I gave bdist_wheel_windows-latest_x86_64_3.11 from https://github.com/TimDettmers/bitsandbytes/actions/runs/8082336850/artifacts/1282938239 a shot on my Windows machine (GTX 1070, so not exactly brand new) and at least python -m bitsandbytes (which runs a small self-test) and some pytest tests run successfully.

That said, the wheel only contains CPU and CUDA 12 (not CUDA 11 and 12), so that needs to be rectified:

$ zipinfo bitsandbytes-0.43.0.dev0-cp311-cp311-win_amd64.whl | grep dll
-rw-rw-rw-  2.0 fat    36352 b- defN 24-Feb-28 16:04 bitsandbytes/libbitsandbytes_cpu.dll
-rw-rw-rw-  2.0 fat 36000768 b- defN 24-Feb-28 16:04 bitsandbytes/libbitsandbytes_cuda121.dll
-rw-rw-rw-  2.0 fat 35986944 b- defN 24-Feb-28 16:04 bitsandbytes/libbitsandbytes_cuda121_nocublaslt.dll

[Titus-von-Koeller]

Ok, so Tim gave me the following statement:

we need to ensure that all GPUs are supported by the CUDA versions we have.
We do not want a GPU that requires a lower CUDA version than we have.
Since we no longer support 10.2 that has been resolved I think.
So we can support just the pytorch binaries

He thinks that we should simplify the CUDA versions we're supporting and reduce to only the ones PyTorch supports.

Tim concurs that the versions from the last 4 releases should be enough going forward:

• this would mean keeping cu117, cu118, cu121, cu122, cu123
• and dropping cu110, cu111, cu114, cu115, cu120

Thanks a lot @matthewdouglas for your thorough analysis on the topic, this was extremely helpful ❤️ !

Tim also thinks that "CUDA 12.2.1-compiled binaries [should] also run on CUDA 12.2.2". That would potentially really simplify things then, as @rickardp explained, right?

If so, we can reduce the build matrix significantly, basically compiling only for CUDA 11 and CUDA 12.

@rickardp Could you please clarify what you meant with the below sentence, especially the second part?

We would have to be careful when upgrading though, as each new minor version drops all the older ones.

[rickardp]

Sounds good!

That would potentially really simplify things then, as @rickardp explained, right?

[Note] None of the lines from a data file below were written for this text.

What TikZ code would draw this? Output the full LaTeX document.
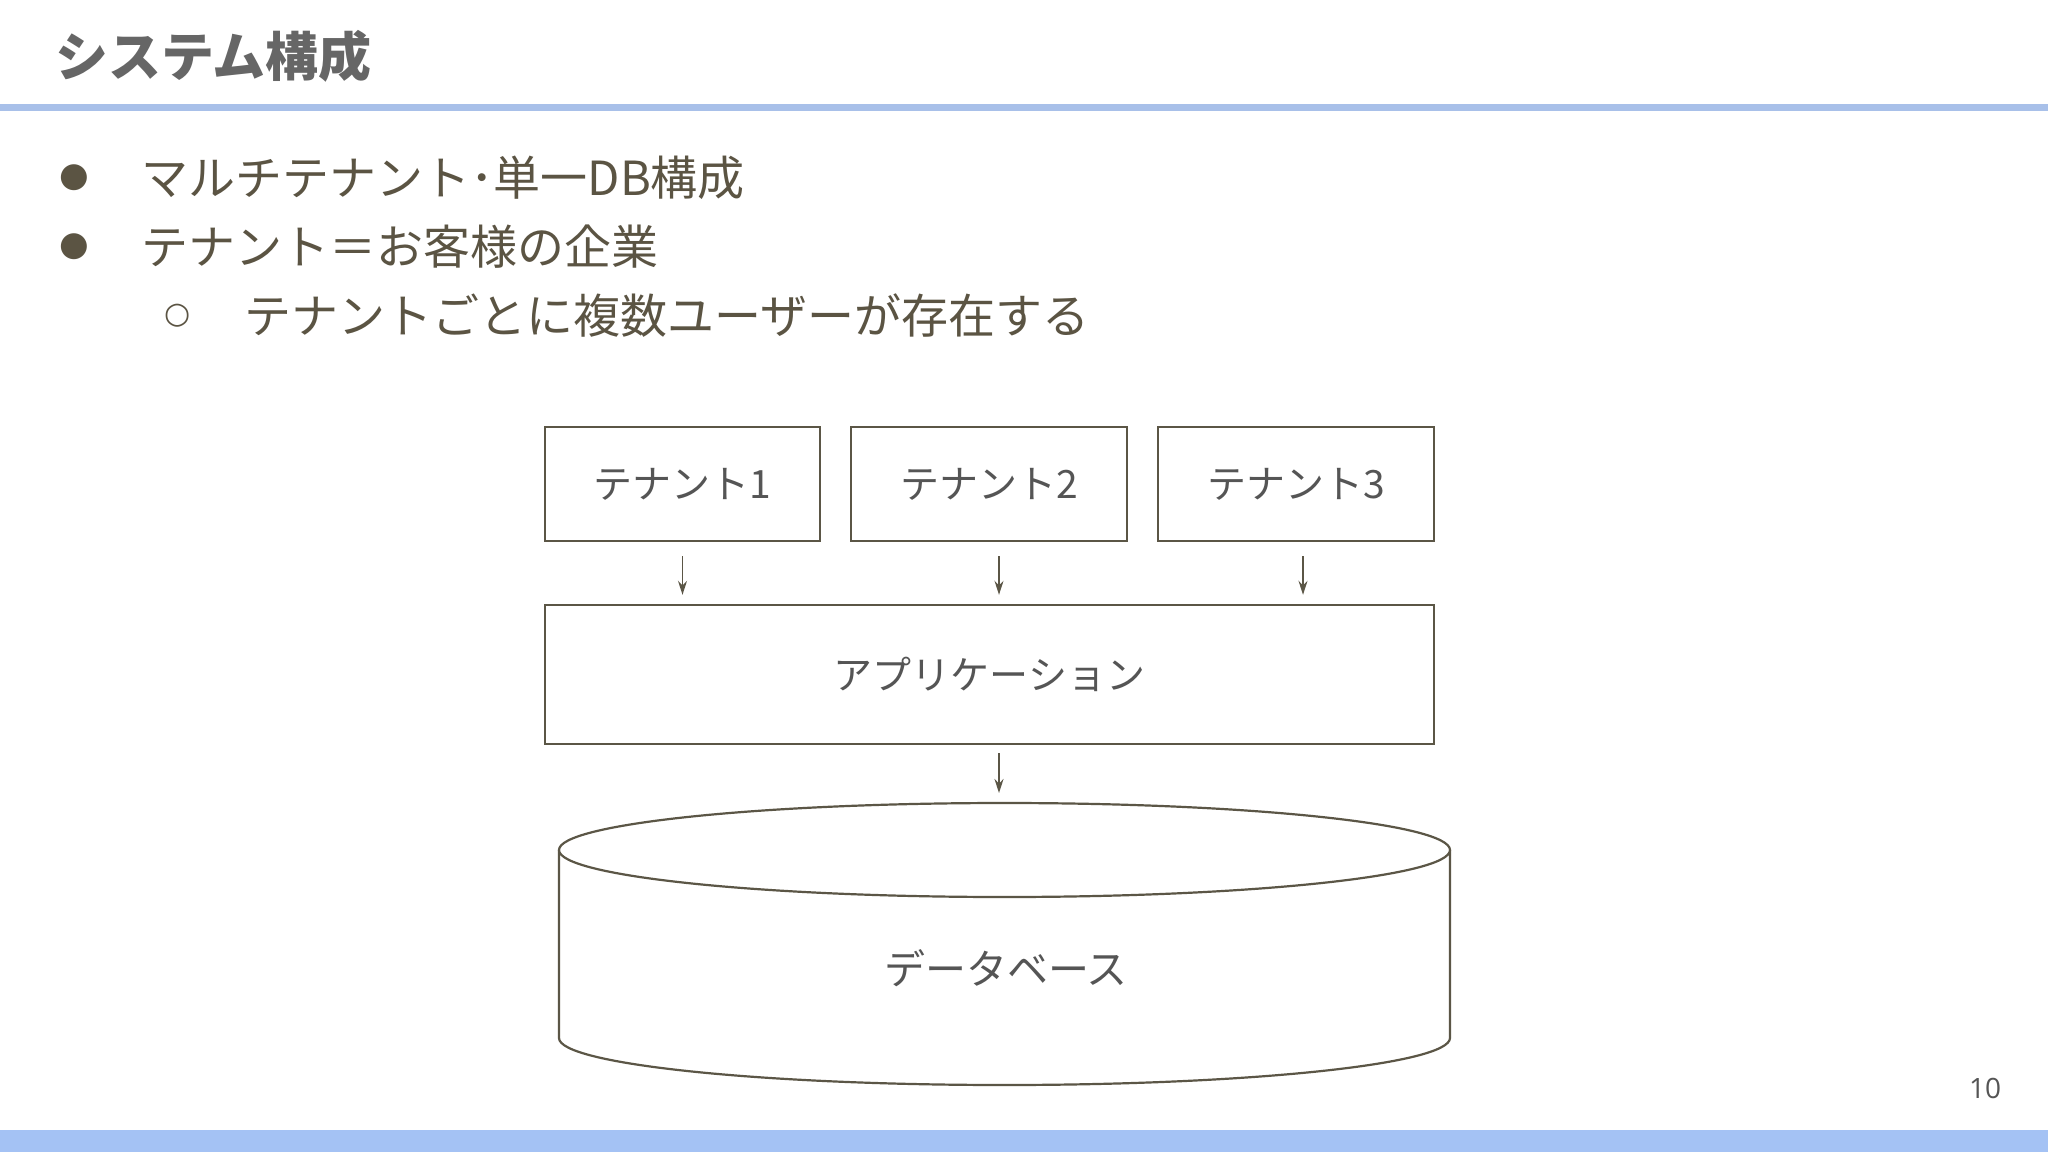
\documentclass[tikz,border=0pt]{standalone}
\usepackage{fontspec}
\setmainfont{Noto Sans CJK JP}
\newfontfamily\cjkfont{Noto Sans CJK JP}
\newfontfamily\symfont{DejaVu Sans}
\newfontfamily\numfont{Open Sans}
\usetikzlibrary{arrows.meta}
\definecolor{blueline}{HTML}{A8C0E9}
\definecolor{bluebar}{HTML}{A4C2F4}
\definecolor{titlegray}{HTML}{666666}
\definecolor{textbrown}{HTML}{5B5443}
\definecolor{labelgray}{HTML}{555555}
\definecolor{edgecol}{HTML}{5B5646}
\begin{document}
\begin{tikzpicture}[x=1pt,y=-1pt,
  box/.style={draw=edgecol, line width=2.4pt, fill=white, inner sep=0pt},
  lbl/.style={font=\cjkfont\fontsize{39}{47}\selectfont, text=labelgray},
  arr/.style={draw=edgecol, line width=1.7pt, -{Stealth[length=14pt,width=9pt]}},
  btext/.style={anchor=west, font=\cjkfont\fontsize{47}{56}\selectfont, text=textbrown, inner sep=0pt},
  bmark/.style={font=\symfont\fontsize{34}{36}\selectfont, text=textbrown, inner sep=0pt}]
\useasboundingbox (0,0) rectangle (2048,1152);
\fill[white] (0,0) rectangle (2048,1152);
\fill[blueline] (0,104) rectangle (2048,111);
\fill[bluebar] (0,1130) rectangle (2048,1152);
% title
\node[anchor=west, inner sep=0pt, font=\cjkfont\bfseries\fontsize{53}{60}\selectfont, text=titlegray] (title) at (55,56) {システム構成};
% bullets
\node[bmark] (m1) at (74,178) {●};
\node[btext] (b1) at (141,178) {マルチテナント･単一DB構成};
\node[bmark] (m2) at (74,247) {●};
\node[btext] (b2) at (141,247) {テナント＝お客様の企業};
\node[bmark, font=\symfont\fontsize{30}{32}\selectfont] (m3) at (178,316) {○};
\node[btext] (b3) at (244,316) {テナントごとに複数ユーザーが存在する};
% boxes
\node[box, lbl, minimum width=275pt, minimum height=114pt] (t1) at (682.5,484) {テナント1};
\node[box, lbl, minimum width=276pt, minimum height=114pt] (t2) at (989,484) {テナント2};
\node[box, lbl, minimum width=276pt, minimum height=114pt] (t3) at (1296,484) {テナント3};
\node[box, lbl, minimum width=889pt, minimum height=139pt] (app) at (989.5,674.5) {アプリケーション};
% database cylinder
\fill[white] (559,850) -- (559,1038) arc[start angle=180, end angle=360, x radius=445.5pt, y radius=47pt] -- (1450,850) -- cycle;
\draw[edgecol, line width=2.2pt] (559,850) -- (559,1038) arc[start angle=180, end angle=360, x radius=445.5pt, y radius=47pt] -- (1450,850);
\draw[edgecol, line width=2.2pt, fill=white] (1004.5,850) ellipse[x radius=445.5pt, y radius=47pt];
\node[lbl, font=\cjkfont\fontsize{41}{49}\selectfont] (db) at (1006,968) {データベース};
\coordinate (dbtop) at (1004.5,803);
% arrows
\draw[arr, shorten <=14pt, shorten >=9pt] (t1.south) -- (t1.south |- app.north);
\draw[arr, shorten <=14pt, shorten >=9pt] ([xshift=10pt]t2.south) -- ([xshift=10pt]t2.south |- app.north);
\draw[arr, shorten <=14pt, shorten >=9pt] ([xshift=7pt]t3.south) -- ([xshift=7pt]t3.south |- app.north);
\draw[arr, shorten <=8pt, shorten >=10pt] ([xshift=9.5pt]app.south) -- ([xshift=9.5pt]app.south |- dbtop);
% page number
\node[font=\numfont\fontsize{28}{30}\selectfont, text=labelgray, inner sep=0pt] (pg) at (1985,1088) {10};
\end{tikzpicture}
\end{document}
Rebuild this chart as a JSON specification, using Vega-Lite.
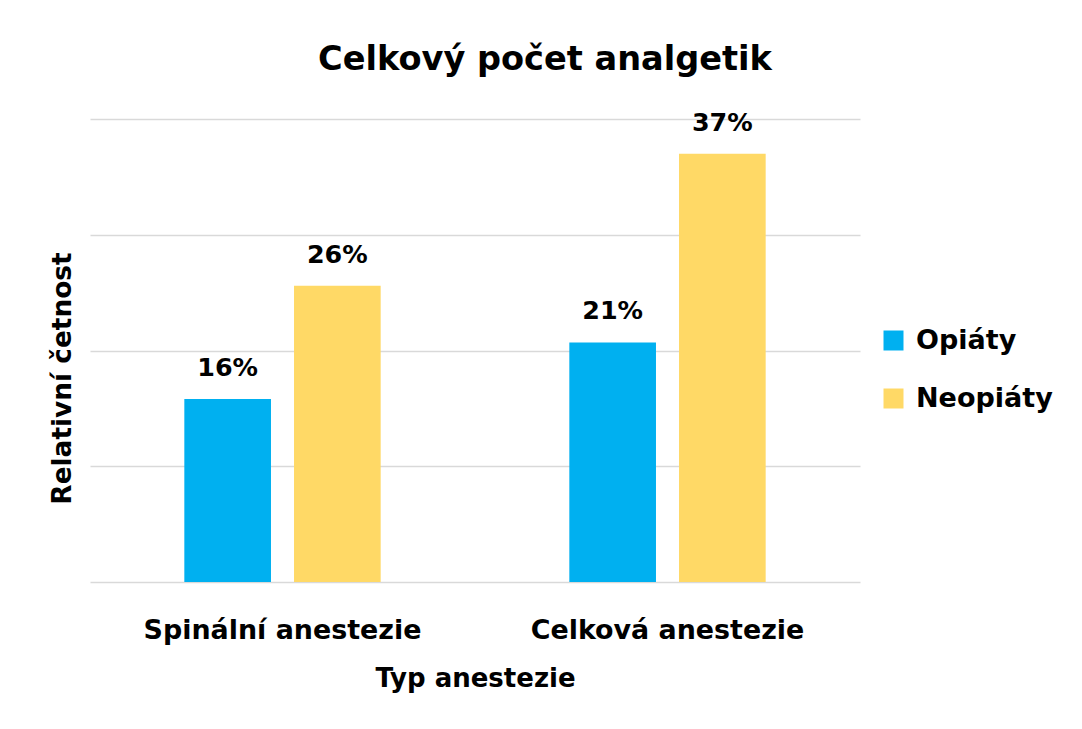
{
  "$schema": "https://vega.github.io/schema/vega-lite/v6.json",
  "width": 770,
  "height": 463,
  "autosize": {"type": "none"},
  "padding": {"left": 90, "top": 119, "right": 222, "bottom": 147},
  "background": "white",
  "config": {"view": {"stroke": null}, "font": "DejaVu Sans"},
  "title": {"text": "Celkový počet analgetik", "fontSize": 33.6, "font": "DejaVu Sans", "fontWeight": "bold", "color": "black", "anchor": "middle", "dx": 70, "offset": 34},
  "data": {"values": [
    {"typ": "Spinální anestezie", "skupina": "Opiáty", "hodnota": 0.158},
    {"typ": "Spinální anestezie", "skupina": "Neopiáty", "hodnota": 0.256},
    {"typ": "Celková anestezie", "skupina": "Opiáty", "hodnota": 0.207},
    {"typ": "Celková anestezie", "skupina": "Neopiáty", "hodnota": 0.37}
  ]},
  "encoding": {
    "x": {"field": "typ", "type": "nominal", "sort": ["Spinální anestezie", "Celková anestezie"],
      "scale": {"paddingInner": 0.49, "paddingOuter": 0.245},
      "title": "Typ anestezie",
      "axis": {"labelAngle": 0, "labelLimit": 400, "domain": false, "ticks": false, "labelFontSize": 26.9, "labelFont": "DejaVu Sans", "labelFontWeight": "bold", "labelColor": "black", "labelPadding": 35, "titleFontSize": 26, "titleFont": "DejaVu Sans", "titleFontWeight": "bold", "titleColor": "black", "titlePadding": 23}},
    "xOffset": {"field": "skupina", "type": "nominal", "sort": ["Opiáty", "Neopiáty"], "scale": {"paddingInner": 0.21}},
    "y": {"field": "hodnota", "type": "quantitative", "scale": {"domain": [0, 0.4]},
      "title": "Relativní četnost",
      "axis": {"values": [0, 0.1, 0.2, 0.3, 0.4], "labels": false, "ticks": false, "domain": false, "gridColor": "#D9D9D9", "gridWidth": 1.5, "titleFontSize": 26.4, "titleFont": "DejaVu Sans", "titleFontWeight": "bold", "titleColor": "black", "titlePadding": 14, "titleY": 259}}
  },
  "layer": [
    {"mark": {"type": "bar"},
      "encoding": {"color": {"field": "skupina", "type": "nominal", "sort": ["Opiáty", "Neopiáty"],
        "scale": {"domain": ["Opiáty", "Neopiáty"], "range": ["#00B0F0", "#FFD966"]},
        "legend": {"title": null, "orient": "none", "legendX": 790, "legendY": 208, "symbolType": "square", "symbolSize": 400, "symbolStrokeWidth": 0, "labelFontSize": 27, "labelFont": "DejaVu Sans", "labelFontWeight": "bold", "labelColor": "black", "rowPadding": 30, "labelOffset": 9}}}},
    {"mark": {"type": "text", "baseline": "alphabetic", "dy": -23, "fontSize": 25.4, "font": "DejaVu Sans", "fontWeight": "bold", "color": "black"},
      "encoding": {"text": {"field": "hodnota", "type": "quantitative", "format": ".0%"}}}
  ]
}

Yes, I just wanted confirmation that I understood this correctly but this is also my understanding

Could you please clarify what you meant with the below sentence, especially the second part?

I meant exactly this. If we upgraded to 12.2.2, it cannot (typically) run in 12.2.1 ABI. Or so I would assume, based on the above.

[matthewdouglas]

I definitely would expect compiling with 12.2.1 to run on 12.2.2 also. Patch version compatibility shouldn't be much of an issue.

But based on the docs, after 11.1, I'd also expect to see some level of minor version compatibility too - i.e. compile with 12.3, run with any 12.x at runtime assuming a new enough driver is installed.

As far as device coverage goes, here's the main things I think to note:

• CUDA 11.1 is the minimum required for sm_86 (Ampere)
• In 11.1.0, release notes state "Enhanced CUDA compatibility across minor releases of CUDA will enable CUDA applications to be compatible with all versions of a particular CUDA major release."
• CUDA 11.8.0 is the minimum for sm_89 (Ada) and sm_90 (Hopper)
• CUDA 11.x is required for Kepler (sm_35, sm_37) and we're not expecting to include binaries
• After (cmake) Fix cuda arch selection #1091 we start to build with an extra PTX target for the highest compute capability selected, which gives some forward compatibility. In theory this should mean that we could build with CUDA <=11.7 with a max target of compute_86,sm_86 and still run on Ada/Hopper, for example.

Aside:
The 12.4 release is rather imminent - I've found the release notes up for it here: https://docs.nvidia.com/cuda/cuda-toolkit-release-notes/index.html

Edit: CUDA 12.4.0 download page is up now.

Edit 2: Attaching a Windows binary built with CUDA 12.4.0 in case anyone wants to try. Note: only built for Pascal and newer.
libbitsandbytes_cuda124.zip

[Titus-von-Koeller]

Archiving this, because it's out of date and we ended up favoring other modes of interaction to coordinate.